Brazing rods are used in brazing, a type of welding that uses acetylene to join metal pieces together. Brazing is typically used when joining pieces of the same metal type, such as steel to steel or copper to copper. Brazing rods are pieces of metal that melt during the welding process and attach to the separate pieces of metal to join them together once cooled.
One of the key factors in different types of brazing rods is the material from which they are made. Joining different types of metals requires brazing rods composed of different materials. For example, joining tungsten carbide to steel generally requires a different kind of brazing rod than joining two copper pieces together, or two stainless steel pieces together.

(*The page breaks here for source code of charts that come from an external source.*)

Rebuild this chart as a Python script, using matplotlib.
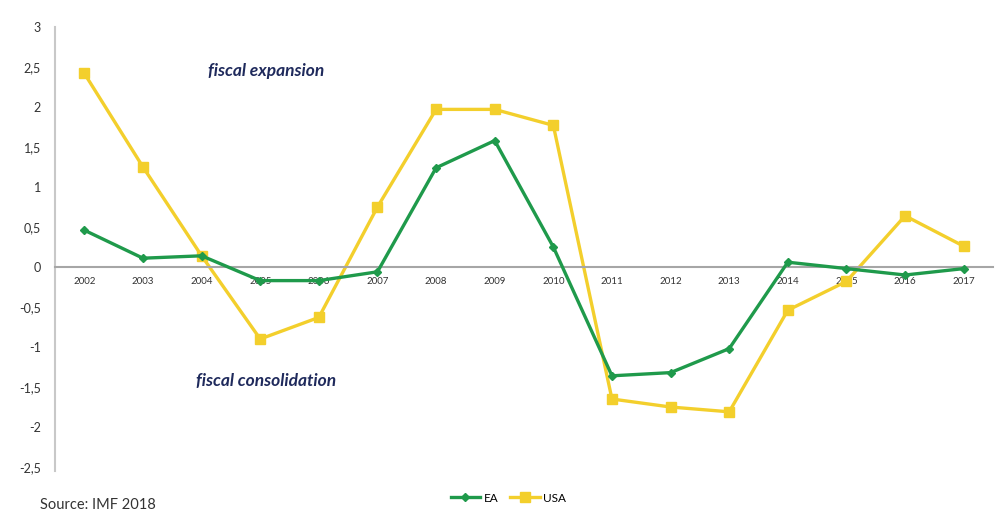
import matplotlib.pyplot as plt
import numpy as np

plt.rcParams['font.family'] = ['Lato', 'DejaVu Sans']

# data
years = ['2002', '2003', '2004', '2005', '2006', '2007', '2008', '2009',
         '2010', '2011', '2012', '2013', '2014', '2015', '2016', '2017']
ea = [0.46, 0.11, 0.14, -0.17, -0.17, -0.06, 1.24, 1.58,
      0.25, -1.36, -1.32, -1.02, 0.06, -0.02, -0.10, -0.02]
usa = [2.42, 1.25, 0.14, -0.90, -0.63, 0.75, 1.97, 1.97,
       1.77, -1.65, -1.75, -1.81, -0.54, -0.18, 0.64, 0.26]

green = '#1f9a4b'
yellow = '#f3cf2c'

fig = plt.figure(figsize=(9.97, 5.15), dpi=100)
ax = fig.add_axes([0.0552, 0.0854, 0.9408, 0.8622])

# axis line at zero first (set_position resets the ticks)
ax.spines['bottom'].set_position(('data', 0))
ax.spines['bottom'].set_color('#a6a6a6')
ax.spines['bottom'].set_linewidth(1.5)
ax.spines['left'].set_color('#c8c8c8')
ax.spines['left'].set_linewidth(1.5)
ax.spines['top'].set_visible(False)
ax.spines['right'].set_visible(False)

x = np.arange(len(years))
ax.plot(x, ea, color=green, lw=2.4, marker='D', ms=4.5, label='EA', zorder=3)
ax.plot(x, usa, color=yellow, lw=2.4, marker='s', ms=7, label='USA', zorder=2)

ax.set_xlim(-0.5, 15.5)
ax.set_ylim(-2.55, 3)
ax.set_yticks(np.arange(-2.5, 3.01, 0.5))
ax.set_yticklabels([('%g' % v).replace('.', ',') for v in np.arange(-2.5, 3.01, 0.5)])
ax.set_xticks(x)
ax.set_xticklabels(years)
ax.tick_params(axis='both', length=0, labelcolor='#333333')
ax.tick_params(axis='y', pad=10, labelsize=9)
ax.tick_params(axis='x', pad=7, labelsize=7)

ax.text(3.1, 2.45, 'fiscal expansion', style='italic', fontweight='bold',
        fontsize=12.5, color='#1f2a5c', ha='center', va='center')
ax.text(3.1, -1.42, 'fiscal consolidation', style='italic', fontweight='bold',
        fontsize=12.5, color='#1f2a5c', ha='center', va='center')

fig.legend(loc='center', bbox_to_anchor=(0.51, 0.033), ncol=2, frameon=False,
           fontsize=8.5, handlelength=2.5, columnspacing=1.0, handletextpad=0.3)
fig.text(0.04, 0.012, 'Source: IMF 2018', fontsize=10.5, color='#333333')

plt.savefig('out.png', dpi=100)
plt.close()
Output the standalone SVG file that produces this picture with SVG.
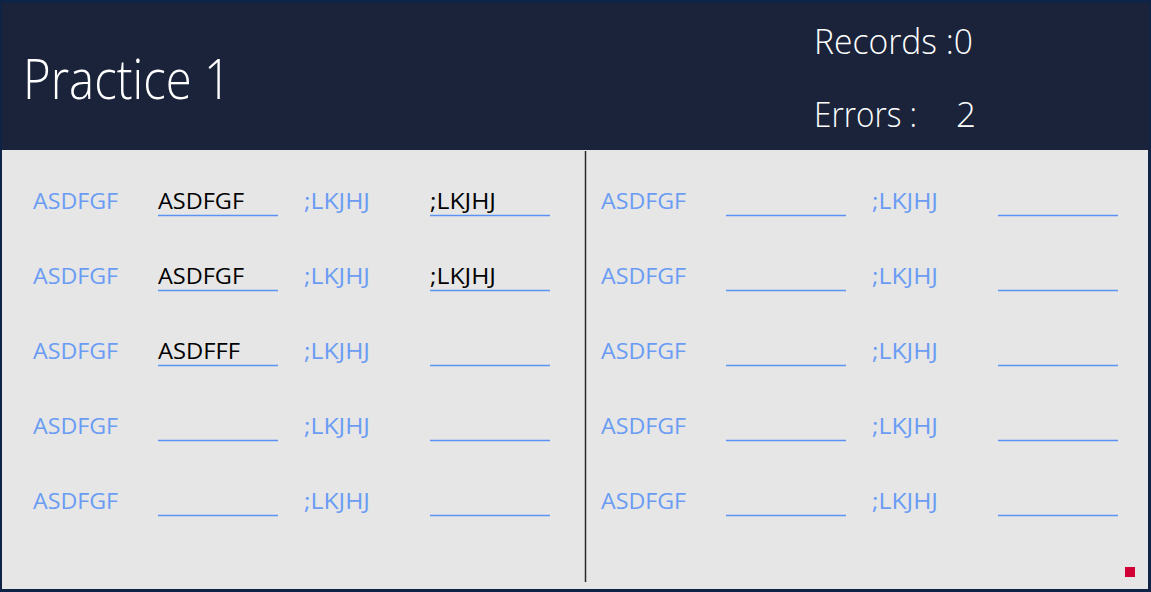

In addition to the different types of materials that compose the brazing rod itself, these rods also differ depending on how thick they are. The thickness of the brazing rod depends both on how thick the material to be joined is and the kind of metal it is. A thick piece of material, for example, typically requires a thicker brazing. If the rod is too thin, it will melt before the metal pieces are hot enough to accept the weld. On the other hand, if the rod is too thick for the metal being joined, the welding torch might melt the pieces themselves before it melts the brazing rod.
Finally, brazing rods can also be categorised on the basis of whether or not they are covered in flux. Flux is a sort of cleaning material that prepares the metal for joining. Bare brazing rods must have flux added to them or have the flux brushed directly onto the welding materials. Flux-coated brazing rods, on the other hand, are already covered in flux and do not generally require additional flux to be added. Once welded, any remaining flux must be removed from the welded metal to prevent corrosion.